I used to have a really small computer table and it wasn’t uncommon to encounter problems fitting both mouse and keyboard on the single pull-out desk. As such, I had to make do with a smaller-than-usual set of keys, just so I can work the other peripheral in. I’ve since upgraded to a better workspace, but I’m pretty sure there are others still in the same boat, who can probably appreciate the Combimouse. A split ergonomic keyboard, it uses one half of the QWERTY panel as a modified mouse, allowing space-challenged users to get rid of that other device that controls the cursors so they can click on stuff.
One half of the Combimouse (the left part) is designed to stay still, while the right part is afforded some mobility. If you hold it like you would handle a mouse (gripping the sides), it recognizes the stance and performs as such, controlling the onscreen cursor like PC-plugged rodents are supposed to do. Move your right hand into any other position, though, and it plays as the other half of the keyboard, allowing you to type away to your heart’s content.
During mouse mode, six of the keys (I, O, J, K, L and <) on the Combimouse become mouse controls, each with their own equivalent function (e.g. left click, right click, etc). Moved across the surface, it behaves like a regular mouse would, controlling onscreen actions.

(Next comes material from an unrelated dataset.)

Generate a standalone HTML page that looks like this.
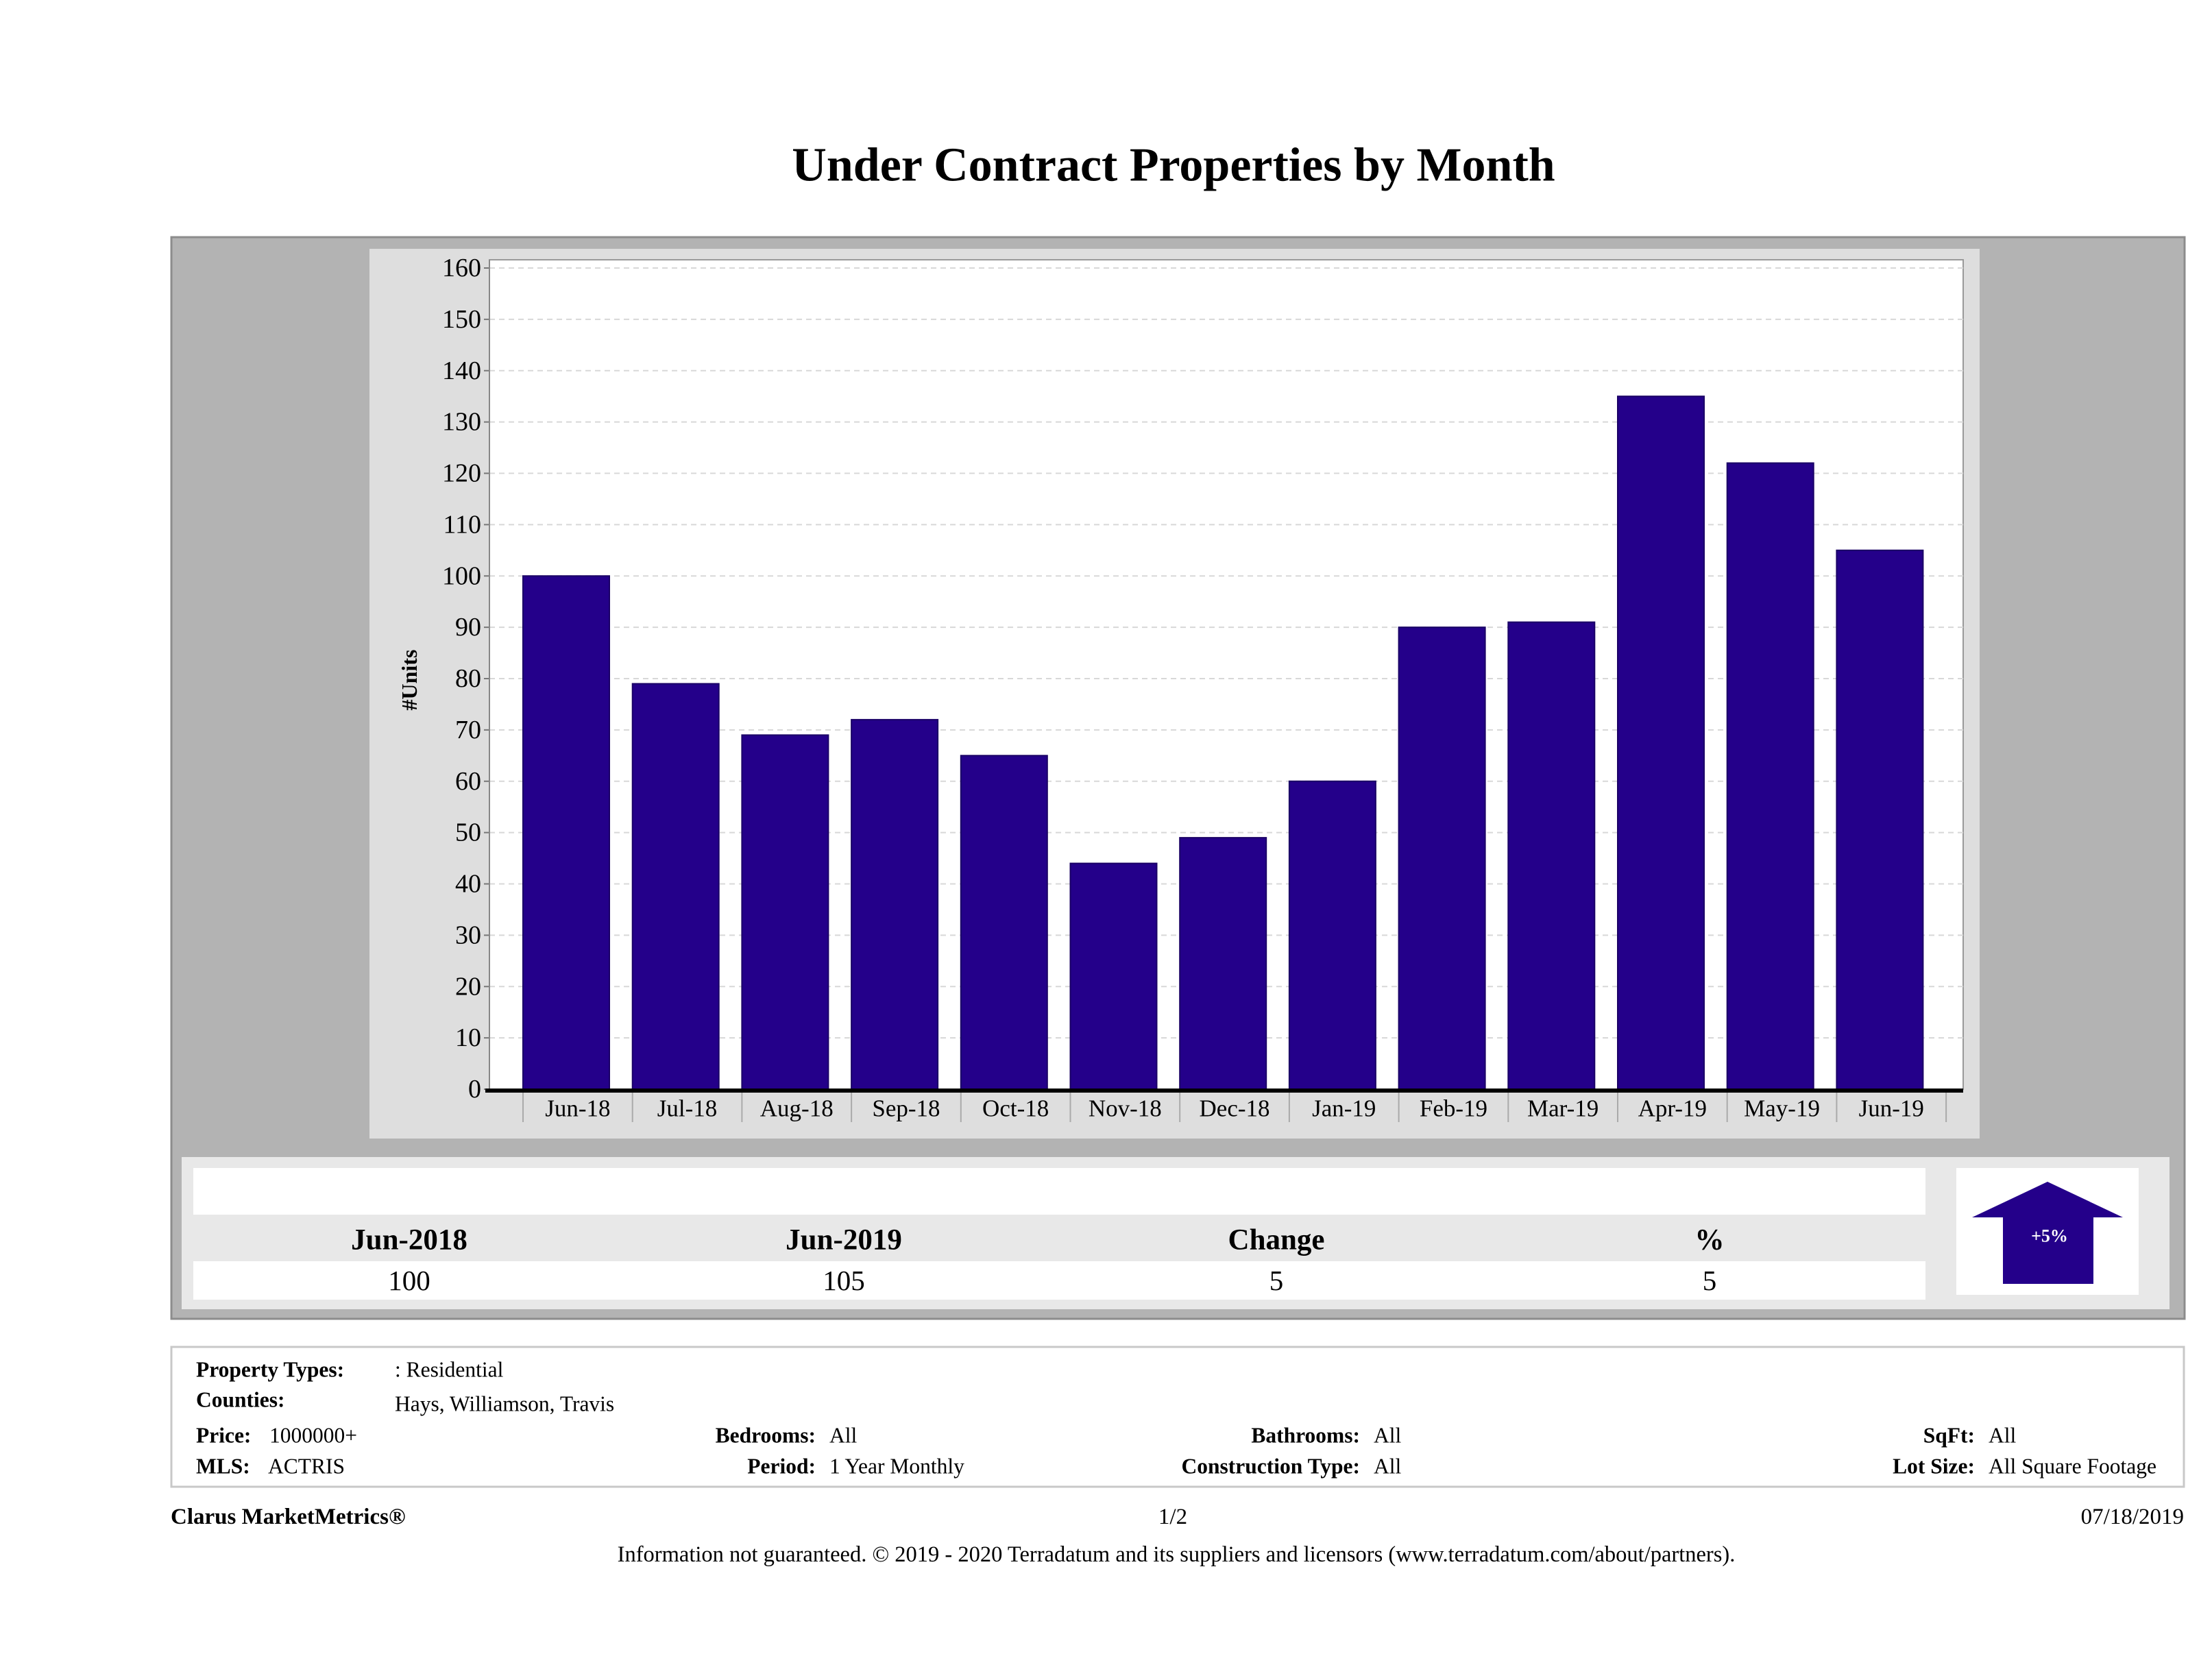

Unfortunately for left-handers, the Combimouse has been designed specifically with righties in mind. As such, only the right split is endowed with special powers. Bad news, too, for right-handers who think it will be useful – the thing is not even available yet. In fact, it might not even be built, as the creator is still looking for investors to put money into its manufacturing. Even worse news for the Combimouse, which will probably never be made. Let’s face it: as cool as that split peripheral is, there are probably easier solutions to space problems than employing another (likely expensive) accessory that will foster a serious learning curve.